Lo de apasionarse con el deseo de durar para siempre, no importa si en forma carnal o espiritual, o simplemente en la memoria frágil de la especie, está muy bien

Vista del cementerio de Celanova, en Ourense.
Vista del cementerio de Celanova, en Ourense.ÓSCAR CORRAL

Aprovecharé para revelar que profeso una disposición suspicaz, de una suspicacia a la guipuzcoana, envuelta en silencio y disimulo, frente a los hombres temperamentales, de presunto carácter fuerte, a la manera de Unamuno, a cuyos libros, no obstante, vuelvo de vez en cuando. Me he acordado estos días del “hambre de inmortalidad” a que él se refiere en el capítulo III de Del sentimiento trágico de la vida, un libro que, sin ánimo de ofender (y si ofendo, me da igual), a mí siempre me ha parecido bastante cómico. ¿Lo tendré por eso tan subrayado y releído? Lo de apasionarse con el deseo de durar para siempre, no importa si en forma carnal o espiritual, o simplemente en la memoria frágil de la especie, está muy bien. Es innegable la evidencia de su provecho civilizatorio.
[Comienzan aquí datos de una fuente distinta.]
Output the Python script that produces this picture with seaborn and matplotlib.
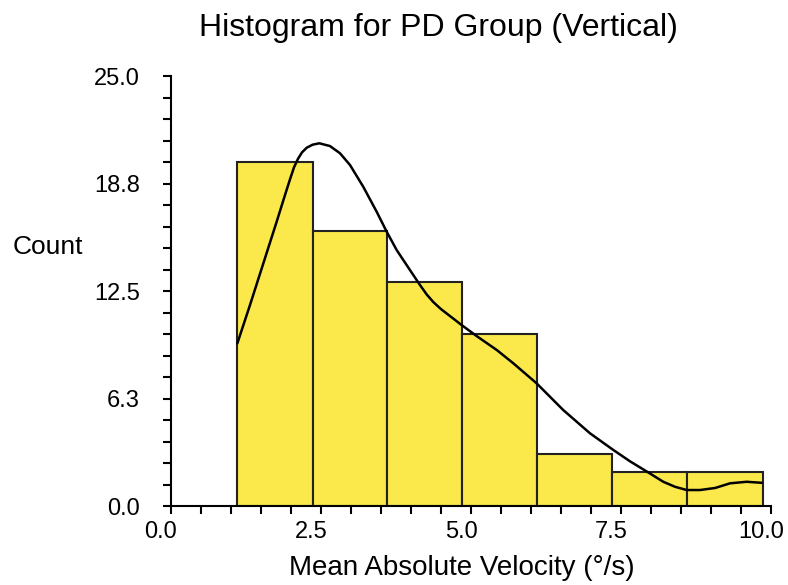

El apetito de eternidad estimula la acción creativa; por eso, aunque estoy lejos de padecerlo, lo perdono fácilmente a condición de que conduzca a resultados de interés científico y cultural. No ignoro el mérito de eludir el efecto corrosivo del tiempo de quienes se perpetuaron unos cuantos siglos en una pirámide de Egipto, en un arco de triunfo o en 32 sonatas para piano. La mayoría habrá de conformarse con un nombre y unas fechas grabados en una lápida funeraria. Claro que figurar en la antología del mundo supone una inmortalidad precaria de la que no suele enterarse el beneficiario. ¿Quién fue Homero, cómo era la cara de Cervantes, cómo sonaba la voz de Louise Farrenc? Y luego está la parte ruin de la inmortalidad, el denominado erostratismo, por Eróstrato, que pegó fuego al templo de Artemisa para que la posteridad hablase de él. Hay muchos de su calaña: el que mató a Lennon, el que desató la Shoah y tantos otros cuya crueldad se estudia en los colegios. Uno prefiere vivir exento del apetito aquel que decía Unamuno, disfrutar de lo disfrutable, no hacer daño a nadie y salir de escena con elegante aceptación cuando llegue la hora.